Opinion

Henry Barakat, the magic filmmaker

By Ayman Makram
 
“You must work like a locomotive” were words said by the great artist Van Gogh. They explain the numerous works of art that he has left for us, despite the lack of appreciation he had throughout his tragic life.
 
Henry Barakat, who was born in June 1914 and whose centennial we are celebrating in the Cairo Film Festival this year, also worked like a locomotive. For he has left us a hundred films that he directed, produced or wrote scripts for, the first of which was “The Martyr” in 1942.
 
He made great movies, such as “Al-Haram” which was the only Egyptian movie to be nominated for the Palme d’Or Award of the Cannes Film Festival in 1965.
 
He and other great filmmakers like Ezzedine Zulfiqar, Kamal al-Sheikh and Fatin Abdel Wahab were the backbone of Egyptian cinema.

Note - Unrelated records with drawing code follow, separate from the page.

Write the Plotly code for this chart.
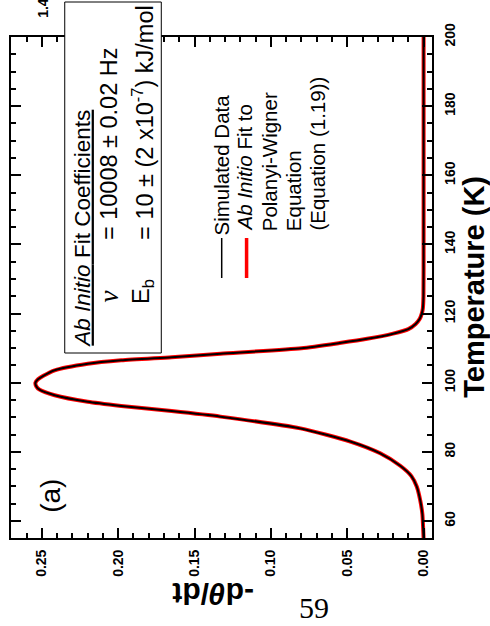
import plotly.graph_objects as go

# ---- data ----
temperature_K = [55, 58, 62, 66, 70, 73, 76, 79.6, 83, 86.8, 90.2, 91.8, 93.3, 94.5,
                 96.4, 98, 99, 100, 101, 102, 103.6, 105.5, 106.5, 107.4, 108.4, 110,
                 111.5, 112.7, 114.2, 115.5, 117, 118.5, 120, 121.5, 125, 140, 160, 180, 200]
simulated_rate = [0.0000, 0.0003, 0.0008, 0.0022, 0.0045, 0.0080, 0.0153, 0.0284, 0.048,
                  0.0806, 0.133, 0.165, 0.198, 0.220, 0.2416, 0.2515, 0.2537, 0.2542,
                  0.2525, 0.2490, 0.2416, 0.2199, 0.198, 0.165, 0.133, 0.080, 0.055,
                  0.037, 0.020, 0.010, 0.0052, 0.0025, 0.0012, 0.0005, 0.0001, 0, 0, 0, 0]
fit_rate = list(simulated_rate)  # fit overlays the simulated data

rate_ticks = [0.00, 0.05, 0.10, 0.15, 0.20, 0.25]
temp_ticks = [60, 80, 100, 120, 140, 160, 180, 200]

W, H = 490, 626
L, R, T, B = 9, 432, 37, 538


def px(x):
    return (x - L) / (R - L)


def py(y):
    return (B - y) / (B - T)


FONT = "Liberation Sans, Arial, sans-serif"
SERIF = "Liberation Serif, DejaVu Serif, serif"

fig = go.Figure()
fig.add_trace(go.Scatter(x=fit_rate, y=temperature_K, mode="lines",
                         line=dict(color="#ff0000", width=4, shape="spline", smoothing=0.6),
                         showlegend=False, hoverinfo="skip"))
fig.add_trace(go.Scatter(x=simulated_rate, y=temperature_K, mode="lines",
                         line=dict(color="#000000", width=2, shape="spline", smoothing=0.6),
                         showlegend=False, hoverinfo="skip"))

axis_common = dict(showline=True, linecolor="black", linewidth=2, mirror="ticks",
                   ticks="inside", tickcolor="black", tickwidth=1.5, ticklen=10,
                   showgrid=False, zeroline=False,
                   tickfont=dict(family=FONT, size=14, color="black", weight="bold"))

fig.update_layout(
    width=W, height=H, margin=dict(l=L, r=W - R, t=T, b=H - B),
    paper_bgcolor="white", plot_bgcolor="white", showlegend=False,
    xaxis=dict(range=[0.2702, -0.0055], tickvals=rate_ticks, tickformat=".2f",
               tickangle=-90, ticklabelstandoff=4,
               minor=dict(dtick=0.01, tick0=0, ticks="inside", ticklen=5,
                          tickcolor="black", tickwidth=1.5),
               **axis_common),
    yaxis=dict(range=[55.1, 200], side="right", tickvals=temp_ticks,
               tickangle=-90, ticklabelstandoff=4,
               minor=dict(dtick=5, tick0=0, ticks="inside", ticklen=5,
                          tickcolor="black", tickwidth=1.5),
               **axis_common),
)

# coefficient box (white fill covering frame)
fig.add_shape(type="rect", xref="paper", yref="paper",
              x0=px(63), x1=px(160), y0=py(353), y1=py(2),
              line=dict(color="black", width=1), fillcolor="white", layer="above")

# legend line samples
fig.add_shape(type="line", xref="paper", yref="paper", x0=px(220.7), x1=px(220.7),
              y0=py(278), y1=py(238), line=dict(color="black", width=1.5), layer="above")
fig.add_shape(type="line", xref="paper", yref="paper", x0=px(245.7), x1=px(245.7),
              y0=py(278), y1=py(238), line=dict(color="#ff0000", width=3.5), layer="above")


def ann(text, x, y, size, xanchor="center", yanchor="bottom", angle=-90, family=FONT,
        weight="normal"):
    fig.add_annotation(text=text, xref="paper", yref="paper", x=px(x), y=py(y),
                       xanchor=xanchor, yanchor=yanchor, textangle=angle, showarrow=False,
                       font=dict(family=family, size=size, color="black", weight=weight),
                       borderpad=0)


# box text
ann("<u><i>Ab Initio</i> Fit Coefficients</u>", 80, 349, 22.5)
ann("<i>ν</i>", 107, 304, 27, family=SERIF)
ann("= 10008 ± 0.02 Hz", 107, 241, 23.5)
ann("E<sub>b</sub>", 141, 305, 23.5)
ann("= 10 ± (2 x10<sup>-7</sup>) kJ/mol", 141, 241, 23.5)

# legend text
ann("Simulated Data", 220, 237, 20.5)
ann("<i>Ab Initio</i> Fit to", 244, 232, 20.5)
ann("Polanyi-Wigner", 269, 232, 20.5)
ann("Equation", 293, 232, 20.5)
ann("(Equation (1.19))", 317, 232, 20.5)

# panel label and axis titles
ann("(a)", 48, 514, 28)
ann("Temperature (K)", 474, 287, 29, yanchor="middle", weight="bold")
ann("-d<i>θ</i>/dt", 212, 594, 30, yanchor="middle", angle=180, weight="bold")
ann("59", 313, 607, 30, yanchor="middle", angle=0, family=SERIF)
ann("1.4", 41, 19, 14, weight="bold")

fig.write_html("out.html")
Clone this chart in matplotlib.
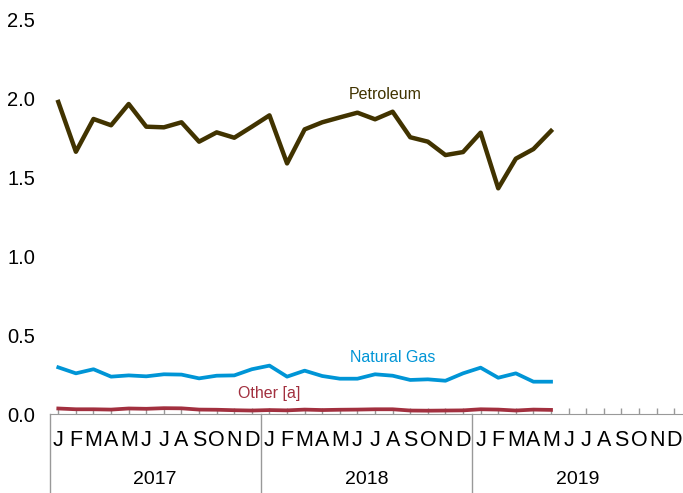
import numpy as np
import matplotlib.pyplot as plt
from matplotlib.transforms import blended_transform_factory

plt.rcParams['font.family'] = ['Liberation Sans', 'DejaVu Sans']

months = ['J', 'F', 'M', 'A', 'M', 'J', 'J', 'A', 'S', 'O', 'N', 'D']
years = ['2017', '2018', '2019']

petroleum = [1.98, 1.664, 1.872, 1.832, 1.967, 1.823, 1.819, 1.851, 1.728, 1.787,
             1.753, 1.823, 1.895, 1.59, 1.806, 1.851, 1.882, 1.912, 1.870, 1.918,
             1.756, 1.728, 1.643, 1.662, 1.785, 1.432, 1.62, 1.681, 1.796]
natural_gas = [0.296, 0.258, 0.284, 0.237, 0.245, 0.239, 0.252, 0.250, 0.226, 0.243,
               0.245, 0.284, 0.307, 0.237, 0.275, 0.241, 0.224, 0.224, 0.252, 0.243,
               0.216, 0.220, 0.211, 0.258, 0.294, 0.230, 0.258, 0.205, 0.205]
other = [0.035, 0.030, 0.030, 0.028, 0.035, 0.033, 0.037, 0.036, 0.028, 0.027,
         0.024, 0.022, 0.025, 0.023, 0.028, 0.025, 0.027, 0.028, 0.030, 0.030,
         0.022, 0.021, 0.022, 0.023, 0.030, 0.028, 0.022, 0.028, 0.026]

fig = plt.figure(figsize=(6.83, 4.93), dpi=100)
ax = fig.add_axes([49.5 / 683, 79 / 493, 633.5 / 683, 394 / 493])

x = np.arange(len(petroleum))
ax.plot(x, petroleum, color='#413300', lw=3.2)
ax.plot(x, natural_gas, color='#0095d6', lw=2.7)
ax.plot(x, other, color='#a2303f', lw=2.7)

ax.text(18.6, 2.03, 'Petroleum', color='#413300', fontsize=11.5, ha='center', va='center')
ax.text(19.0, 0.36, 'Natural Gas', color='#0095d6', fontsize=11.5, ha='center', va='center')
ax.text(12.0, 0.13, 'Other [a]', color='#a2303f', fontsize=11.5, ha='center', va='center')

ax.set_xlim(-0.5, 35.5)
ax.set_ylim(0, 2.5)
ax.set_yticks([0, 0.5, 1.0, 1.5, 2.0, 2.5])
ax.set_yticklabels(['0.0', '0.5', '1.0', '1.5', '2.0', '2.5'], fontsize=14.5)
ax.tick_params(axis='y', length=0, pad=10.5)
ax.set_xticks(np.arange(36))
ax.set_xticklabels([])
ax.tick_params(axis='x', direction='in', length=4, color='#999999', width=1)
for s in ['top', 'right', 'left']:
    ax.spines[s].set_visible(False)
ax.spines['bottom'].set_color('#999999')

trans = blended_transform_factory(ax.transData, fig.transFigure)
for i in range(36):
    ax.text(i, 1 - 440 / 493, months[i % 12], transform=trans, fontsize=15.5,
            ha='center', va='center', clip_on=False)
for k, yr in enumerate(years):
    ax.text(k * 12 + 5.5, 1 - 480 / 493, yr, transform=trans, fontsize=14,
            ha='center', va='center', clip_on=False)
    ax.plot([k * 12 - 0.5, k * 12 - 0.5], [79 / 493, 0], transform=trans,
            color='#999999', lw=1, clip_on=False)

fig.savefig('out.png', dpi=100)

They respected the audience, but they did never go by the rule that a customer is always right.
 
Barakat never sought awards like some other directors of his generation. And he did not have a certain ideology that he wanted to portray in all his films. 
 
When his film was nominated for the Cannes award, the French Le Monde newspaper wrote: 
 
“This film gives us a record of the daily suffering of a small village as symbolized by the heroine. The realism element that the director was keen on made the film more than just a melodrama.”
 
Barakat addressed issues in his films that others did not dare. His film “The Open Door,” which was released in 1963, talked about a community that sought liberation while steeped in traditions condescending women as inferior. In the end, the heroin rebels this perception and decides to make it on her own. It was awarded best film at the Jakarta International Film Festival.
 
His film “Something in My Life” talked about a wife committing adultery. No one else before or after Barakat had such an artistic and humane vision for this thorny relationship, for he did not take any moral stand against the wife.
 
We miss filmmakers like Barakat at this turbulent time, where the Egyptian cinema is submerged in endless problems that threaten its very existence. His was a cinema that extended the bridges of literature and music to recipient who had not read books or visited art galleries before.
 
Today’s cinema is one that sees a customer always right and presents him ugliness and vulgarity only to take what is in his pocket.
 
Be honest while making a movie and you will sell well and even get nominated at festivals like Barakat.